Kelsen por sobre todo lleva el normativismo a sus últimas consecuencias, la teoría pura del derecho,  un intento racional, formalista, de despojar al derecho de consideraciones que pertenecen sea a la sociología, sea a la filosofía política, en suma el propósito de construir un orden rigurosamente lógico y coherente, que hemos simplificado en el concepto de la pirámide kelseniana y la radical distinción entre el mundo del ser y el deber ser. No es mi propósito destacar la relevancia del indudable aporte del autor a la teoría del derecho, sino el encaje ordenado y coherente con un concepto central de la democracia liberal de nuestra época, el Estado de Derecho, armonizado por lo demás con otro concepto central de la teoría democrática de nuestros días, el pluralismo político, un valor superior que recoge expresamente nuestra Constitución.  En suma, y me excusan mis lectores la simplificación, Kelsen vivió en una época crítica, pero su monumental obra está dirigida a construir, o si se quiere reconstruir una época orgánica.

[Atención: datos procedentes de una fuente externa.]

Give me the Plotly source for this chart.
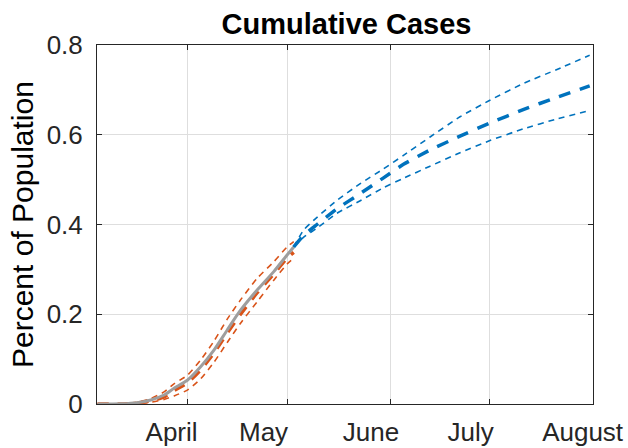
import plotly.graph_objects as go

# ---- data ----
fit_dates = ["2020-03-05", "2020-03-12", "2020-03-17", "2020-03-21", "2020-03-25",
             "2020-03-28", "2020-04-01", "2020-04-05", "2020-04-09", "2020-04-13",
             "2020-04-17", "2020-04-22", "2020-04-27", "2020-05-01", "2020-05-03"]
observed = [0, 0.0005, 0.003, 0.009, 0.020, 0.035, 0.053, 0.083, 0.120, 0.165,
            0.209, 0.254, 0.295, 0.332, 0.350]
fit_mid = [0, 0, 0.002, 0.007, 0.016, 0.030, 0.047, 0.076, 0.114, 0.158,
           0.200, 0.248, 0.290, 0.325, 0.338]
fit_hi = [0, 0.0005, 0.004, 0.012, 0.027, 0.045, 0.064, 0.098, 0.140, 0.189,
          0.232, 0.280, 0.317, 0.350, 0.362]
fit_lo = [0, 0, 0.001, 0.004, 0.010, 0.018, 0.031, 0.056, 0.093, 0.137,
          0.180, 0.228, 0.276, 0.312, 0.325]

proj_dates = ["2020-05-03", "2020-05-06", "2020-05-10", "2020-05-16", "2020-05-23",
              "2020-05-30", "2020-06-05", "2020-06-13", "2020-06-22", "2020-07-01",
              "2020-07-11", "2020-07-21", "2020-07-31"]
proj_mid = [0.350, 0.376, 0.400, 0.435, 0.469, 0.504, 0.534, 0.566, 0.597, 0.626,
            0.656, 0.683, 0.709]
proj_hi = [0.350, 0.388, 0.416, 0.454, 0.491, 0.524, 0.554, 0.595, 0.640, 0.677,
           0.714, 0.745, 0.777]
proj_lo = [0.350, 0.372, 0.392, 0.425, 0.453, 0.482, 0.503, 0.530, 0.560, 0.587,
           0.613, 0.635, 0.654]

grid_ticks = ["2020-04-01", "2020-05-01", "2020-06-01", "2020-07-01", "2020-08-01"]
label_pos = ["2020-03-27 06:00", "2020-04-23 22:00", "2020-05-26 06:00",
             "2020-06-25 05:00", "2020-07-28 21:00"]
month_labels = ["April", "May", "June", "July", "August"]
y_ticks = [0, 0.2, 0.4, 0.6, 0.8]
y_labels = ["0", "0.2", "0.4", "0.6", "0.8"]

x_range = ["2020-03-04 20:00", "2020-08-01"]

ORANGE = "#D95319"
BLUE = "#0072BD"
GRAY = "#9E9E9E"
TXT = "#262626"
FONT = "Liberation Sans, Arial, sans-serif"

fig = go.Figure()
for ys in (fit_hi, fit_lo):
    fig.add_trace(go.Scatter(x=fit_dates, y=ys, mode="lines",
                             line=dict(color=ORANGE, width=1.6, dash="6px,5px", shape="spline", smoothing=0.6)))
fig.add_trace(go.Scatter(x=fit_dates, y=fit_mid, mode="lines",
                         line=dict(color=ORANGE, width=3.5, dash="11px,9px", shape="spline", smoothing=0.6)))
fig.add_trace(go.Scatter(x=fit_dates, y=observed, mode="lines",
                         line=dict(color=GRAY, width=3, shape="spline", smoothing=0.6)))
for ys in (proj_hi, proj_lo):
    fig.add_trace(go.Scatter(x=proj_dates, y=ys, mode="lines",
                             line=dict(color=BLUE, width=1.6, dash="6px,5px", shape="spline", smoothing=0.5)))
fig.add_trace(go.Scatter(x=proj_dates, y=proj_mid, mode="lines",
                         line=dict(color=BLUE, width=3.5, dash="12px,10px", shape="spline", smoothing=0.5)))
# invisible trace to activate the label axis
fig.add_trace(go.Scatter(x=label_pos, y=[None] * len(label_pos), xaxis="x2",
                         mode="markers", hoverinfo="skip"))

fig.update_layout(
    width=628, height=448,
    margin=dict(l=97, r=35, t=45, b=44),
    paper_bgcolor="white", plot_bgcolor="white",
    showlegend=False,
    font=dict(family=FONT, color=TXT),
    title=dict(text="<b>Cumulative Cases</b>", x=346.5 / 628, xanchor="center",
               y=1 - 24 / 448, yanchor="middle",
               font=dict(family=FONT, size=29, color="black")),
    xaxis=dict(type="date", range=x_range, tickvals=grid_ticks, showticklabels=False,
               showgrid=True, gridcolor="#DEDEDE", gridwidth=1, automargin=False,
               showline=True, linecolor=TXT, linewidth=1, mirror="ticks",
               ticks="inside", ticklen=5, tickcolor=TXT, zeroline=False),
    xaxis2=dict(type="date", range=x_range, overlaying="x", side="bottom",
                tickvals=label_pos, ticktext=month_labels, ticks="", automargin=False,
                showgrid=False, showline=False, zeroline=False,
                tickfont=dict(family=FONT, size=26, color=TXT), ticklabelstandoff=10),
    yaxis=dict(range=[0, 0.8], tickvals=y_ticks, ticktext=y_labels, automargin=False,
               showgrid=True, gridcolor="#DEDEDE", gridwidth=1,
               showline=True, linecolor=TXT, linewidth=1, mirror="ticks",
               ticks="inside", ticklen=5, tickcolor=TXT, zeroline=False,
               tickfont=dict(family=FONT, size=26, color=TXT), ticklabelstandoff=8),
    annotations=[dict(text="Percent of Population", xref="paper", yref="paper",
                      x=(22 - 97) / 496, y=(404 - 225) / 359, textangle=-90,
                      showarrow=False, xanchor="center", yanchor="middle",
                      font=dict(family=FONT, size=30, color="black"))],
)

fig.write_html("out.html")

A diferencia de Kelsen, la obra de Schmitt se impone como meta la destrucción del Estado liberal, sus principios e instituciones fundamentales, y a partir de alli, comprender y además justificar un orden alternativo radicalmente distinto, que me llevan a calificarlo como el jurista por excelencia de nuestra actual época crítica. No voy a entrar en un juicio moral sobre el personaje, pues de mi parte es absolutamente negativo (basta un botón: su antisemitismo grotesco e insolente lo llevó a solicitar en pleno auge del nazismo,  el expurgar y por supuesto hacer desaparecer  de las bibliotecas públicas, incluidas las universitarias, las obras escritas por autores de sangre judía, lo que constituía una afrenta  al genio intelectual germánico, dado el aporte que aquellos significaron para la grandeza de su patria, sea de nacimiento, sea de adopción). En suma, su obra sobrevive a  su más que discutido talante moral, en la medida en que nos sirve para analizar y comprender las transformaciones políticas y jurídicas que actualmente sufren, más para mal que para bien, las actuales democracias de signo liberal. Ideas y conceptos como el poder constituyente en su formulación radical y moderna, la asamblea constituyente originaria, la dictadura revolucionaria y la dictadura comisoria, el decisionismo político, la dialéctica amigo-enemigo como definición de lo político, la crítica al parlamentarismo, la idea de legitimidad confrontada a la de legalidad,  el soberano como decisor de los estados de excepción, la subordinación de los derechos humanos a los intereses fundamentales del Estado, la democracia plebiscitaria, la legislación motorizada, entre otros, constituyen un acervo rico de categorías explicativas del presente, sobre todo del  desafiante presente  de los contestatarios de la democracia liberal, provengan de la  izquierda o provengan de la derecha.

Nuestros juristas, con las excepciones del caso, tienen a Kelsen y sus epígonos como su referente fundamental, a costa de desechar  las categorías schmittianas, tan útiles para el análisis de esta época particularmente crítica. La consecuencia es estrellarse frente a la cruda realidad, donde el  derecho se somete al poder, dificultando al jurista la necesaria claridad para entenderla, explicarla e intentar cambiarla. Por el contrario, los politólogos, en tanto estudiosos del poder político, han afrontado con más éxito las duras realidades de nuestra época, así como el papel secundario del derecho al servicio del poder. Por ello, no tengo dudas en afirmarlo, experimentamos la hora de los politólogos, no la hora de los juristas; y así como orgullosamente en la época medieval  los escolásticos subordinaban la filosofía a la teología, en nuestra turbia época al derecho y sus juristas no les ha quedado otra opción que subordinarse a la politología y los politólogos, los privilegiados estudiosos del poder político.